*Problem statement*:
Give the data below again exactly as written, without its pictures.
-- Start of Data --
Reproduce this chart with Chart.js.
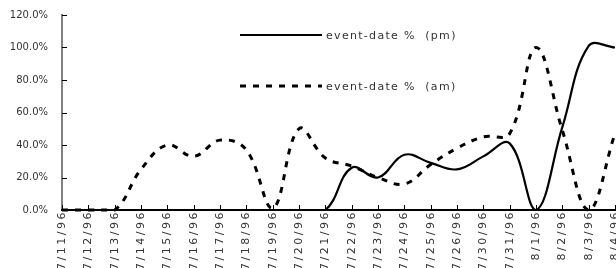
<!DOCTYPE html>
<html>
<head>
<meta charset="utf-8">
<script src="https://cdn.jsdelivr.net/npm/chart.js@4.4.1/dist/chart.umd.min.js"></script>
<style>
  html, body { margin: 0; padding: 0; background: #fff; }
  #wrap { width: 616px; height: 268px; }
</style>
</head>
<body>
<div id="wrap"><canvas id="chart"></canvas></div>
<script>
// ── DATA ─────────────────────────────────────────────
const dates = ["7/11/96", "7/12/96", "7/13/96", "7/14/96", "7/15/96", "7/16/96",
               "7/17/96", "7/18/96", "7/19/96", "7/20/96", "7/21/96", "7/22/96",
               "7/23/96", "7/24/96", "7/25/96", "7/26/96", "7/30/96", "7/31/96",
               "8/1/96", "8/2/96", "8/3/96", "8/4/96"];
const pmValues = [0, 0, 0, 0, 0, 0, 0, 0, 0, 0, 0, 26, 20, 34, 29, 25, 33, 41, 0, 51, 101, 100];
const amValues = [0, 0, 0, 25, 40, 33, 43, 37, 1, 50, 32, 27, 20, 16, 28, 38, 45, 47, 100, 49, 0, 47];
const pmLabel = "event-date %  (pm)";
const amLabel = "event-date %  (am)";
const yMax = 120;
const yStep = 20;

const FONT = "'DejaVu Sans', sans-serif";
const TEXT = "#333333";

// inside tick marks, wide x labels, in-plot legend
const decor = {
  id: "decor",
  beforeDraw(chart) {
    chart.ctx.letterSpacing = "0px";
  },
  afterDatasetsDraw(chart) {
    // x labels are drawn after the datasets (ticks.z = 1), spaced out like the original
    chart.ctx.letterSpacing = "2.5px";
  },
  afterDraw(chart) {
    const { ctx, chartArea, scales } = chart;
    ctx.save();
    ctx.letterSpacing = "0px";
    ctx.strokeStyle = "#000";
    ctx.lineWidth = 1;
    // y ticks (inside, right of the axis)
    scales.y.ticks.forEach((t, i) => {
      const y = Math.round(scales.y.getPixelForTick(i)) + 0.5;
      ctx.beginPath();
      ctx.moveTo(chartArea.left, y);
      ctx.lineTo(chartArea.left + 5, y);
      ctx.stroke();
    });
    // x ticks (inside, above the axis)
    scales.x.ticks.forEach((t, i) => {
      const x = Math.round(scales.x.getPixelForTick(i)) + 0.5;
      ctx.beginPath();
      ctx.moveTo(x, chartArea.bottom);
      ctx.lineTo(x, chartArea.bottom - 5);
      ctx.stroke();
    });

    // legend
    const rows = [35, 86];
    ctx.font = "11px " + FONT;
    ctx.letterSpacing = "1.3px";
    ctx.textBaseline = "middle";
    ctx.fillStyle = TEXT;
    chart.data.datasets.forEach((ds, i) => {
      const y = rows[i];
      ctx.strokeStyle = "#000";
      ctx.lineWidth = ds.borderWidth;
      ctx.setLineDash(ds.borderDash || []);
      ctx.beginPath();
      ctx.moveTo(240, y);
      ctx.lineTo(322, y);
      ctx.stroke();
      ctx.setLineDash([]);
      ctx.fillText(ds.label, 326, y + 1);
    });
    ctx.restore();
    ctx.letterSpacing = "0px";
  }
};

const ctx = document.getElementById("chart").getContext("2d");
new Chart(ctx, {
  type: "line",
  data: {
    labels: dates,
    datasets: [
      {
        label: pmLabel,
        data: pmValues,
        borderColor: "#000",
        borderWidth: 2.2,
        pointRadius: 0,
        tension: 0.4,
        fill: false,
        clip: false,
      },
      {
        label: amLabel,
        data: amValues,
        borderColor: "#000",
        borderWidth: 3,
        borderDash: [6, 7],
        pointRadius: 0,
        tension: 0.4,
        fill: false,
        clip: false,
      },
    ],
  },
  options: {
    responsive: true,
    maintainAspectRatio: false,
    animation: false,
    events: [],
    layout: { padding: { top: 15, right: 1, left: 0, bottom: 0 } },
    plugins: {
      legend: { display: false },
      tooltip: { enabled: false },
    },
    scales: {
      x: {
        grid: { display: false, drawTicks: false },
        border: { display: true, color: "#000", width: 2, z: 1 },
        ticks: {
          z: 1,
          color: TEXT,
          font: { family: FONT, size: 11 },
          minRotation: 90,
          maxRotation: 90,
          autoSkip: false,
          padding: 0,
        },
        afterFit(scale) {
          scale.height = 58;
          scale.paddingLeft = 0;
          scale.paddingRight = 0;
        },
      },
      y: {
        min: 0,
        max: yMax,
        grid: { display: false, drawTicks: false },
        border: { display: true, color: "#808080", width: 2 },
        ticks: {
          stepSize: yStep,
          color: TEXT,
          font: { family: FONT, size: 10 },
          padding: 14,
          callback: v => v.toFixed(1) + "%",
        },
        afterFit(scale) {
          scale.width = 62;
          scale.paddingTop = 0;
          scale.paddingBottom = 0;
        },
      },
    },
  },
  plugins: [decor],
});
</script>
</body>
</html>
-- End of Data --
*Expected answer*:
Reproduce this chart with Chart.js.
<!DOCTYPE html>
<html>
<head>
<meta charset="utf-8">
<script src="https://cdn.jsdelivr.net/npm/chart.js@4.4.1/dist/chart.umd.min.js"></script>
<style>
  html, body { margin: 0; padding: 0; background: #fff; }
  #wrap { width: 616px; height: 268px; }
</style>
</head>
<body>
<div id="wrap"><canvas id="chart"></canvas></div>
<script>
// ── DATA ─────────────────────────────────────────────
const dates = ["7/11/96", "7/12/96", "7/13/96", "7/14/96", "7/15/96", "7/16/96",
               "7/17/96", "7/18/96", "7/19/96", "7/20/96", "7/21/96", "7/22/96",
               "7/23/96", "7/24/96", "7/25/96", "7/26/96", "7/30/96", "7/31/96",
               "8/1/96", "8/2/96", "8/3/96", "8/4/96"];
const pmValues = [0, 0, 0, 0, 0, 0, 0, 0, 0, 0, 0, 26, 20, 34, 29, 25, 33, 41, 0, 51, 101, 100];
const amValues = [0, 0, 0, 25, 40, 33, 43, 37, 1, 50, 32, 27, 20, 16, 28, 38, 45, 47, 100, 49, 0, 47];
const pmLabel = "event-date %  (pm)";
const amLabel = "event-date %  (am)";
const yMax = 120;
const yStep = 20;

const FONT = "'DejaVu Sans', sans-serif";
const TEXT = "#333333";

// inside tick marks, wide x labels, in-plot legend
const decor = {
  id: "decor",
  beforeDraw(chart) {
    chart.ctx.letterSpacing = "0px";
  },
  afterDatasetsDraw(chart) {
    // x labels are drawn after the datasets (ticks.z = 1), spaced out like the original
    chart.ctx.letterSpacing = "2.5px";
  },
  afterDraw(chart) {
    const { ctx, chartArea, scales } = chart;
    ctx.save();
    ctx.letterSpacing = "0px";
    ctx.strokeStyle = "#000";
    ctx.lineWidth = 1;
    // y ticks (inside, right of the axis)
    scales.y.ticks.forEach((t, i) => {
      const y = Math.round(scales.y.getPixelForTick(i)) + 0.5;
      ctx.beginPath();
      ctx.moveTo(chartArea.left, y);
      ctx.lineTo(chartArea.left + 5, y);
      ctx.stroke();
    });
    // x ticks (inside, above the axis)
    scales.x.ticks.forEach((t, i) => {
      const x = Math.round(scales.x.getPixelForTick(i)) + 0.5;
      ctx.beginPath();
      ctx.moveTo(x, chartArea.bottom);
      ctx.lineTo(x, chartArea.bottom - 5);
      ctx.stroke();
    });

    // legend
    const rows = [35, 86];
    ctx.font = "11px " + FONT;
    ctx.letterSpacing = "1.3px";
    ctx.textBaseline = "middle";
    ctx.fillStyle = TEXT;
    chart.data.datasets.forEach((ds, i) => {
      const y = rows[i];
      ctx.strokeStyle = "#000";
      ctx.lineWidth = ds.borderWidth;
      ctx.setLineDash(ds.borderDash || []);
      ctx.beginPath();
      ctx.moveTo(240, y);
      ctx.lineTo(322, y);
      ctx.stroke();
      ctx.setLineDash([]);
      ctx.fillText(ds.label, 326, y + 1);
    });
    ctx.restore();
    ctx.letterSpacing = "0px";
  }
};

const ctx = document.getElementById("chart").getContext("2d");
new Chart(ctx, {
  type: "line",
  data: {
    labels: dates,
    datasets: [
      {
        label: pmLabel,
        data: pmValues,
        borderColor: "#000",
        borderWidth: 2.2,
        pointRadius: 0,
        tension: 0.4,
        fill: false,
        clip: false,
      },
      {
        label: amLabel,
        data: amValues,
        borderColor: "#000",
        borderWidth: 3,
        borderDash: [6, 7],
        pointRadius: 0,
        tension: 0.4,
        fill: false,
        clip: false,
      },
    ],
  },
  options: {
    responsive: true,
    maintainAspectRatio: false,
    animation: false,
    events: [],
    layout: { padding: { top: 15, right: 1, left: 0, bottom: 0 } },
    plugins: {
      legend: { display: false },
      tooltip: { enabled: false },
    },
    scales: {
      x: {
        grid: { display: false, drawTicks: false },
        border: { display: true, color: "#000", width: 2, z: 1 },
        ticks: {
          z: 1,
          color: TEXT,
          font: { family: FONT, size: 11 },
          minRotation: 90,
          maxRotation: 90,
          autoSkip: false,
          padding: 0,
        },
        afterFit(scale) {
          scale.height = 58;
          scale.paddingLeft = 0;
          scale.paddingRight = 0;
        },
      },
      y: {
        min: 0,
        max: yMax,
        grid: { display: false, drawTicks: false },
        border: { display: true, color: "#808080", width: 2 },
        ticks: {
          stepSize: yStep,
          color: TEXT,
          font: { family: FONT, size: 10 },
          padding: 14,
          callback: v => v.toFixed(1) + "%",
        },
        afterFit(scale) {
          scale.width = 62;
          scale.paddingTop = 0;
          scale.paddingBottom = 0;
        },
      },
    },
  },
  plugins: [decor],
});
</script>
</body>
</html>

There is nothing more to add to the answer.